Eschewing U.S. President Donald Trump’s weakened fuel standards, Canada signed an agreement with California this week to work with the state on establishing their own greenhouse gas regulations and promoting clean energy vehicles.
The memorandum the two governments signed Wednesday ends two decades of Canada aligning itself with U.S. fuel standards ― something the country said it was considering after Trump announced last summer that he was rolling back Barack Obama’s Clean Power Plan mandating that automakers double the fuel economy of all new cars and light trucks.
California, meanwhile, has committed to maintaining those Obama-era standards, citing a waiver that lets it set its own auto emissions rules. Leading the opposition to Trump’s rollback, the state has been engaged in an ongoing legal fight with the Trump administration for the last year over its right to that waiver.

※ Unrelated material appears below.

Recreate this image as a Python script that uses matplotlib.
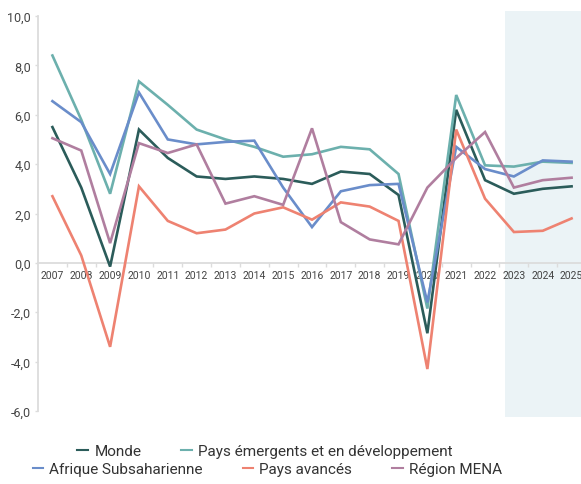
import matplotlib
matplotlib.use('Agg')
import matplotlib.pyplot as plt
from matplotlib.lines import Line2D
from matplotlib.patches import Rectangle
from matplotlib.ticker import FuncFormatter, MultipleLocator

plt.rcParams['font.family'] = ['Roboto', 'DejaVu Sans']

# data (croissance du PIB, %)
years = [str(y) for y in range(2007, 2026)]
monde = [5.5, 3.05, -0.15, 5.4, 4.25, 3.5, 3.4, 3.5, 3.4, 3.2, 3.7, 3.6, 2.75, -2.85, 6.2, 3.35, 2.8, 3.0, 3.1]
emergents = [8.4, 5.8, 2.8, 7.35, 6.4, 5.4, 5.0, 4.7, 4.3, 4.4, 4.7, 4.6, 3.6, -1.85, 6.8, 3.95, 3.9, 4.1, 4.05]
afrique = [6.55, 5.7, 3.6, 6.9, 5.0, 4.8, 4.9, 4.95, 3.05, 1.45, 2.9, 3.15, 3.2, -1.6, 4.7, 3.8, 3.5, 4.15, 4.1]
avances = [2.7, 0.3, -3.4, 3.1, 1.7, 1.2, 1.35, 2.0, 2.25, 1.75, 2.45, 2.28, 1.7, -4.3, 5.4, 2.6, 1.25, 1.3, 1.8]
mena = [5.05, 4.55, 0.8, 4.85, 4.45, 4.8, 2.4, 2.7, 2.35, 5.45, 1.65, 0.95, 0.75, 3.05, 4.25, 5.3, 3.05, 3.35, 3.45]
forecast_start = 15.7   # debut de la zone de prevision (index)

series = [
    ('Monde', monde, '#2b5c5a'),
    ('Pays émergents et en développement', emergents, '#6cb0ad'),
    ('Afrique Subsaharienne', afrique, '#6a8dca'),
    ('Pays avancés', avances, '#ee8271'),
    ('Région MENA', mena, '#b07e9f'),
]

fig = plt.figure(figsize=(5.81, 4.85), dpi=100)
ax = fig.add_axes([38 / 581, 73 / 485, 548 / 581, 395 / 485])

# shaded forecast area
ax.add_patch(Rectangle((forecast_start, -6.25), len(years) - forecast_start, 16.45,
                       facecolor='#ebf3f6', edgecolor='none', clip_on=False, zorder=0))

x = list(range(len(years)))
for name, vals, col in series:
    ax.plot(x, vals, color=col, lw=1.9, label=name, zorder=3, solid_joinstyle='miter')

ax.set_xlim(-0.5, len(years) - 0.5)
ax.set_ylim(-6, 10)

# axes styling
for s in ['top', 'right']:
    ax.spines[s].set_visible(False)
ax.spines['bottom'].set_position(('data', 0))
for s in ['bottom', 'left']:
    ax.spines[s].set_color('#dcdcdc')
    ax.spines[s].set_linewidth(1.3)

ax.set_xticks(x)
ax.set_xticklabels(years)
ax.set_xticks([i - 0.5 for i in x[1:]], minor=True)
ax.tick_params(axis='x', which='major', length=0, pad=5, labelsize=7.5, labelcolor='#444444')
ax.tick_params(axis='x', which='minor', length=3, width=1, color='#dcdcdc')

ax.yaxis.set_major_locator(MultipleLocator(2))
ax.yaxis.set_major_formatter(FuncFormatter(lambda v, p: '{:.1f}'.format(v).replace('.', ',')))
ax.tick_params(axis='y', length=2, width=1, color='#dcdcdc', pad=3, labelsize=9, labelcolor='#444444')

# legend in two centered rows
handles = [Line2D([], [], color=col, lw=1.5) for _, _, col in series]
names = [n for n, _, _ in series]
leg_kw = dict(frameon=False, fontsize=11, handlelength=0.7, handletextpad=0.4,
              columnspacing=2.6, labelcolor='#333333', loc='center')
fig.legend(handles[:2], names[:2], ncol=2, bbox_to_anchor=(0.456, 0.068), **leg_kw)
fig.legend(handles[2:], names[2:], ncol=3, bbox_to_anchor=(0.46, 0.031), **leg_kw)

fig.savefig('out.png', dpi=100)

California Gov. Gavin Newsom (D) said in a statement that he was excited about the diplomacy.
“California takes a backseat to no one when it comes to combatting climate change, standing up for clean air and protecting the health of future generations,” he said. “We look forward to working with Canada to adopt clean technologies that take us closer to our clean air goals.”
In doing so, Newsom continues his predecessor Gov. Jerry Brown’s (D) strategy of engaging in international climate change efforts as a state after Trump pulled the U.S. out of the landmark Paris Agreement on climate change.

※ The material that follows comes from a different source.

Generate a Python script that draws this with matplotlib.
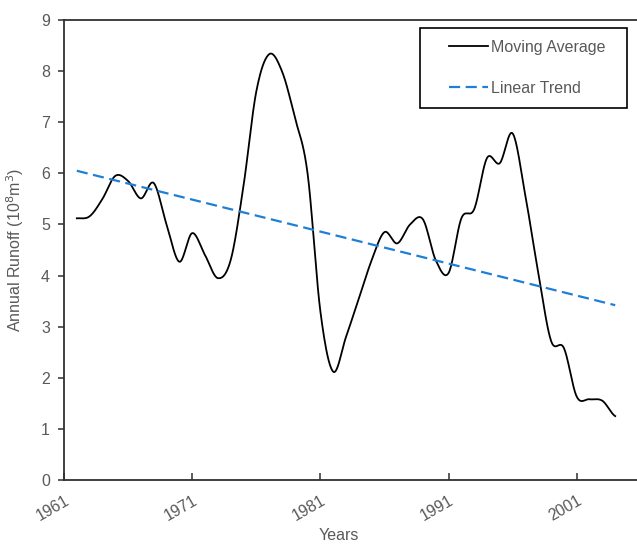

Canada’s environment minister, Catherine McKenna, said Wednesday the country views California as a leader on the issue.
“Working with California is a way to move forward and share best practices and align our standards,” she said in a call with reporters. “California has been an inspiration when it comes to clean fuel standards. That is where the world is going.”

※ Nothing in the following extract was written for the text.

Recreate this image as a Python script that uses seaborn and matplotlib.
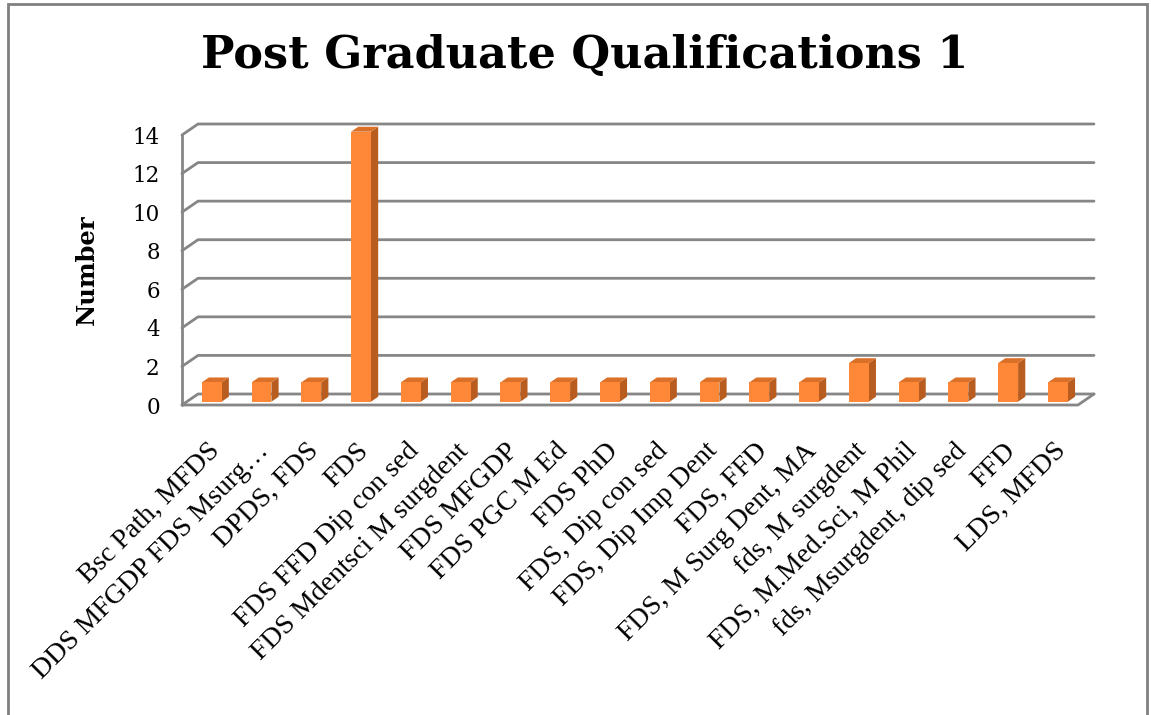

The state and country agreed to three main things in this week’s memorandum: to collaborate on regulations to reduce emissions, to team up on developing clean-fuel alternatives and for Canada to develop an incentives program to accelerate its transition to zero-emissions vehicles.
The agreement is effective immediately.
Neither the Department of the Interior nor the Environmental Protection Agency immediately returned a request for comment on the Canada-California collaboration.